La riviera enchantée de Jean Cocteau
Le goût de l’opium
Quinze ans plus tard, Cocteau revient sur la Côte soigner son cœur brisé par la mort, à 20 ans, de son protégé Raymond Radiguet, mort d’une typhoïde et auteur du scandaleux roman Le Diable au corps. Si c’est Juan-les-Pins que Scott Fitzgerald et Franck Jay Gould ont mis à la mode, c’est à Toulon que s’arrête Cocteau, créateur fécond et ami de tout ceux qui compte – Proust, Nijinski, Apollinaire, Roland Garros, Anna de Noailles…
Il s’encanaille dans les bars du port, et prend goût à l’opium écoulé par les marins qui rentrent d’Orient. Mais il va trouver un havre doux et rustique à Villefranche, avec sa rade profonde que se partagent des pêcheurs, bateaux de croisière et escadres des flottes étrangères. Jusqu’à cette année 2012, le port n’était qu’une escale pour les croisiéristes, mais désormais, ils peuvent aussi s’y embarquer, pour le plus grand contentement des édiles touristiques.
Sammies et dames légères
Surprise, l’hôtel Welcome, où Cocteau avait trouvé refuge, est toujours là, surplombant le quai, briqué comme un yacht, avec ses cinq étages de murs orangés, de volets vert d’eau et de rambardes en fer forgé. Intérieurement, ce quatre étoiles est exemplairement sobre, chic, beau et même écolo, tout rénové en bois, marbre et acier.
Il a gardé la mémoire des séjours de Cocteau, artiste universellement connu, et la clientèle étrangère huppée qui la fréquente déchiffre avec bonheur les citations du poète courant en ruban sur le mur des chambres. Au bar, une coupe de champagne à la main, on se prend à écouter le directeur, Gérard Galbois, évoquer le bon vieux temps.
Ce bon vieux temps où le port grouillait de sammies de l’US Navy coiffés comme Popey, de la Dixie Cup, la coiffe blanche ; et de dames aux charmes tarifés déferlant de Marseille à Toulon. Au Welcome des années 1920, celui des frères Vigouroux, prédécesseurs des Galbois, dont l’enseigne visait la clientèle anglaise, on s’aime, on s’alcoolise bruyamment et on se tabasse.

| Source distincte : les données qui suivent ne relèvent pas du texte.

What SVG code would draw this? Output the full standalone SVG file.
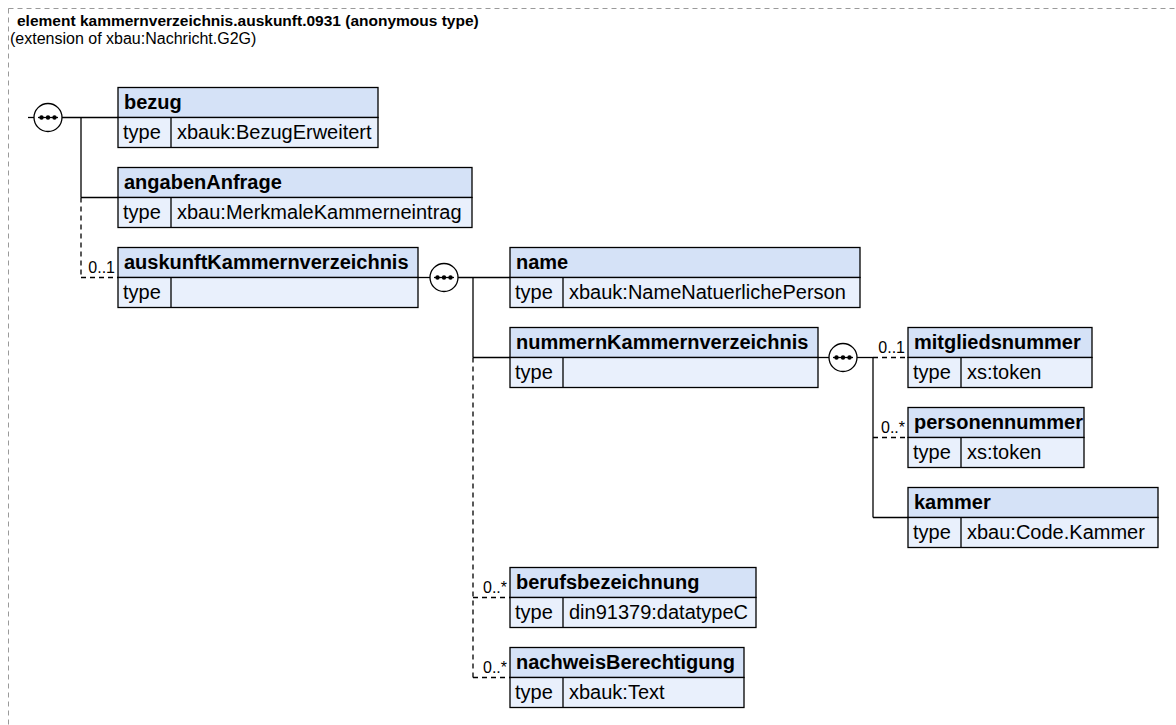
<svg xmlns="http://www.w3.org/2000/svg" width="1176" height="725" viewBox="0 0 1176 725">
<defs>
<style>
.frame{fill:none;stroke:#9a9a9a;stroke-width:1;stroke-dasharray:5,4}
.title{font-family:"Liberation Sans",Arial,sans-serif;font-size:15.5px;font-weight:bold;fill:#000}
.sub{font-family:"Liberation Sans",Arial,sans-serif;font-size:16px;fill:#000}
.hd{fill:#d5e2f7;stroke:#000;stroke-width:1.3}
.tr{fill:#e9f0fc;stroke:#000;stroke-width:1.3}
.dv{stroke:#000;stroke-width:1.3}
.nm{font-family:"Liberation Sans",Arial,sans-serif;font-size:20px;font-weight:bold;fill:#000}
.tx{font-family:"Liberation Sans",Arial,sans-serif;font-size:20px;fill:#000}
.card{font-family:"Liberation Sans",Arial,sans-serif;font-size:16px;fill:#000;text-anchor:end}
.ln{stroke:#000;stroke-width:1.3;fill:none}
.dl{stroke:#000;stroke-width:1.3;fill:none;stroke-dasharray:5,4}
.seq{fill:#fff;stroke:#000;stroke-width:1.3}
</style>
<g id="seqsym">
<circle class="seq" cx="0" cy="0" r="14"/>
<line x1="-10" y1="0" x2="10" y2="0" stroke="#000" stroke-width="1.3"/>
<circle cx="-6.5" cy="0" r="2.2" fill="#000"/>
<circle cx="0" cy="0" r="2.2" fill="#000"/>
<circle cx="6.5" cy="0" r="2.2" fill="#000"/>
</g>
</defs>
<rect x="0" y="0" width="1176" height="725" fill="#fff"/>
<rect class="frame" x="8.5" y="8.5" width="1200" height="760"/>
<text class="title" x="17" y="26">element kammernverzeichnis.auskunft.0931 (anonymous type)</text>
<text class="sub" x="10" y="44">(extension of xbau:Nachricht.G2G)</text>

<g id="connectors">
<line class="ln" x1="28" y1="117.5" x2="34" y2="117.5"/>
<line class="ln" x1="62" y1="117.5" x2="118" y2="117.5"/>
<line class="ln" x1="81" y1="117.5" x2="81" y2="197.5"/>
<line class="ln" x1="81" y1="197.5" x2="118" y2="197.5"/>
<line class="dl" x1="81" y1="197.5" x2="81" y2="277.5"/>
<line class="dl" x1="81" y1="277.5" x2="118" y2="277.5"/>
<text class="card" x="115" y="273">0..1</text>

<line class="ln" x1="418" y1="277.5" x2="430" y2="277.5"/>
<line class="ln" x1="458" y1="277.5" x2="510" y2="277.5"/>
<line class="ln" x1="473" y1="277.5" x2="473" y2="357.5"/>
<line class="ln" x1="473" y1="357.5" x2="510" y2="357.5"/>
<line class="dl" x1="473" y1="357.5" x2="473" y2="677.5"/>
<line class="dl" x1="473" y1="597.5" x2="510" y2="597.5"/>
<line class="dl" x1="473" y1="677.5" x2="510" y2="677.5"/>
<text class="card" x="507" y="593">0..*</text>
<text class="card" x="507" y="673">0..*</text>

<line class="ln" x1="818" y1="357.5" x2="829" y2="357.5"/>
<line class="ln" x1="857" y1="357.5" x2="873" y2="357.5"/>
<line class="ln" x1="873" y1="357.5" x2="873" y2="517.5"/>
<line class="dl" x1="873" y1="357.5" x2="908" y2="357.5"/>
<line class="dl" x1="873" y1="437.5" x2="908" y2="437.5"/>
<line class="ln" x1="873" y1="517.5" x2="908" y2="517.5"/>
<text class="card" x="905" y="353">0..1</text>
<text class="card" x="905" y="433">0..*</text>

<use href="#seqsym" x="48" y="117.5"/>
<use href="#seqsym" x="444" y="277.5"/>
<use href="#seqsym" x="843" y="357.5"/>
</g>

<g id="bezug">
<rect class="hd" x="118" y="87.5" width="260" height="30"/>
<rect class="tr" x="118" y="117.5" width="260" height="30"/>
<line class="dv" x1="171" y1="117.5" x2="171" y2="147.5"/>
<text class="nm" x="124" y="109">bezug</text>
<text class="tx" x="123" y="139">type</text>
<text class="tx" x="177" y="139">xbauk:BezugErweitert</text>
</g>

<g id="angabenAnfrage">
<rect class="hd" x="118" y="167.5" width="354" height="30"/>
<rect class="tr" x="118" y="197.5" width="354" height="30"/>
<line class="dv" x1="171" y1="197.5" x2="171" y2="227.5"/>
<text class="nm" x="124" y="189">angabenAnfrage</text>
<text class="tx" x="123" y="219">type</text>
<text class="tx" x="177" y="219">xbau:MerkmaleKammerneintrag</text>
</g>

<g id="auskunftKammernverzeichnis">
<rect class="hd" x="118" y="247.5" width="300" height="30"/>
<rect class="tr" x="118" y="277.5" width="300" height="30"/>
<line class="dv" x1="171" y1="277.5" x2="171" y2="307.5"/>
<text class="nm" x="124" y="269">auskunftKammernverzeichnis</text>
<text class="tx" x="123" y="299">type</text>
</g>

<g id="name">
<rect class="hd" x="510" y="247.5" width="350" height="30"/>
<rect class="tr" x="510" y="277.5" width="350" height="30"/>
<line class="dv" x1="563" y1="277.5" x2="563" y2="307.5"/>
<text class="nm" x="516" y="269">name</text>
<text class="tx" x="515" y="299">type</text>
<text class="tx" x="569" y="299">xbauk:NameNatuerlichePerson</text>
</g>

<g id="nummernKammernverzeichnis">
<rect class="hd" x="510" y="327.5" width="308" height="30"/>
<rect class="tr" x="510" y="357.5" width="308" height="30"/>
<line class="dv" x1="563" y1="357.5" x2="563" y2="387.5"/>
<text class="nm" x="516" y="349">nummernKammernverzeichnis</text>
<text class="tx" x="515" y="379">type</text>
</g>

<g id="mitgliedsnummer">
<rect class="hd" x="908" y="327.5" width="184" height="30"/>
<rect class="tr" x="908" y="357.5" width="184" height="30"/>
<line class="dv" x1="961" y1="357.5" x2="961" y2="387.5"/>
<text class="nm" x="914" y="349">mitgliedsnummer</text>
<text class="tx" x="913" y="379">type</text>
<text class="tx" x="967" y="379">xs:token</text>
</g>

<g id="personennummer">
<rect class="hd" x="908" y="407.5" width="176" height="30"/>
<rect class="tr" x="908" y="437.5" width="176" height="30"/>
<line class="dv" x1="961" y1="437.5" x2="961" y2="467.5"/>
<text class="nm" x="914" y="429">personennummer</text>
<text class="tx" x="913" y="459">type</text>
<text class="tx" x="967" y="459">xs:token</text>
</g>

<g id="kammer">
<rect class="hd" x="908" y="487.5" width="250" height="30"/>
<rect class="tr" x="908" y="517.5" width="250" height="30"/>
<line class="dv" x1="961" y1="517.5" x2="961" y2="547.5"/>
<text class="nm" x="914" y="509">kammer</text>
<text class="tx" x="913" y="539">type</text>
<text class="tx" x="967" y="539">xbau:Code.Kammer</text>
</g>

<g id="berufsbezeichnung">
<rect class="hd" x="510" y="567.5" width="246" height="30"/>
<rect class="tr" x="510" y="597.5" width="246" height="30"/>
<line class="dv" x1="563" y1="597.5" x2="563" y2="627.5"/>
<text class="nm" x="516" y="589">berufsbezeichnung</text>
<text class="tx" x="515" y="619">type</text>
<text class="tx" x="569" y="619">din91379:datatypeC</text>
</g>

<g id="nachweisBerechtigung">
<rect class="hd" x="510" y="647.5" width="234" height="30"/>
<rect class="tr" x="510" y="677.5" width="234" height="30"/>
<line class="dv" x1="563" y1="677.5" x2="563" y2="707.5"/>
<text class="nm" x="516" y="669">nachweisBerechtigung</text>
<text class="tx" x="515" y="699">type</text>
<text class="tx" x="569" y="699">xbauk:Text</text>
</g>
</svg>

« Maman chérie, écrit hypocritement Cocteau, Villefranche est une merveille… Cette vie excessive me déborde et je la regarde sagement de ma chambre comme d’une loge d’opéra. » Bien que ne payant pas sa note pendant deux ans d’affilée, Cocteau utilise deux chambres : l’officielle, la 22, pour les descentes de police et l’officieuse où flottent de suspects effluves chocolatés. L’artiste ne chôme pas, il dessine cent fois, de son trait épuré et vibrant, Orphée, héros du mythe qui le hante : tout es là, le poète, la Méditerranée, le mystère, l’amour inconsolable, la « zone » de l’en delà du miroir. Plus tard, il filmera une scène du Testament d’Orphée dans la rue Obscure, couverte depuis le XIVe siècle, qu’il n’est pas question de rater, au pied de la ville.
Un bastion pour mémorial
Menton, la ville des jardins, où règne le citronnier, est désormais le conservatoire de l’œuvre de Cocteau. Il ne faut pas manquer la salle de mariage de l’hôtel de ville, ornée par ses soins. Ses tatouages, ici gréco-égypto-africains, évoquent le pelage du léopard…
C’est à Menton que le poète s’est conçu un musée, celui du Bastion, posant jusqu’aux mosaïques de galets des sols et de la façade. Le Bastion abrite œuvre de ses dernières années, pas la meilleure, peintures et poteries justifiant un trop la vanne de son ami Picasso, « Cocteau est la queue de ma comète ».
L’ampleur de son génie protéiforme, c’est un grand manteau qui l’abrite : un coffrage de béton blanc d’un seul tenant, largement échancré sur Menton, signé de l’architecte Rudy Ricciotti : inauguré en novembre 2011, le musée Jean Cocteau fait la liaison entre la vieille ville et ses Halles. L’intérieur est un espace ouvert, immaculé, exposant sur 2700 m² une bonne partie des 1800 pièces de la collection-donation de l’Américain Severin Wunderman. Le parcours muséographique est organisé en sept séquences, combinant dessins, photographies, peintures, extraits de films…
Magnifique. Le génie de Cocteau le magicien opère toujours, depuis l’autre côté du miroir.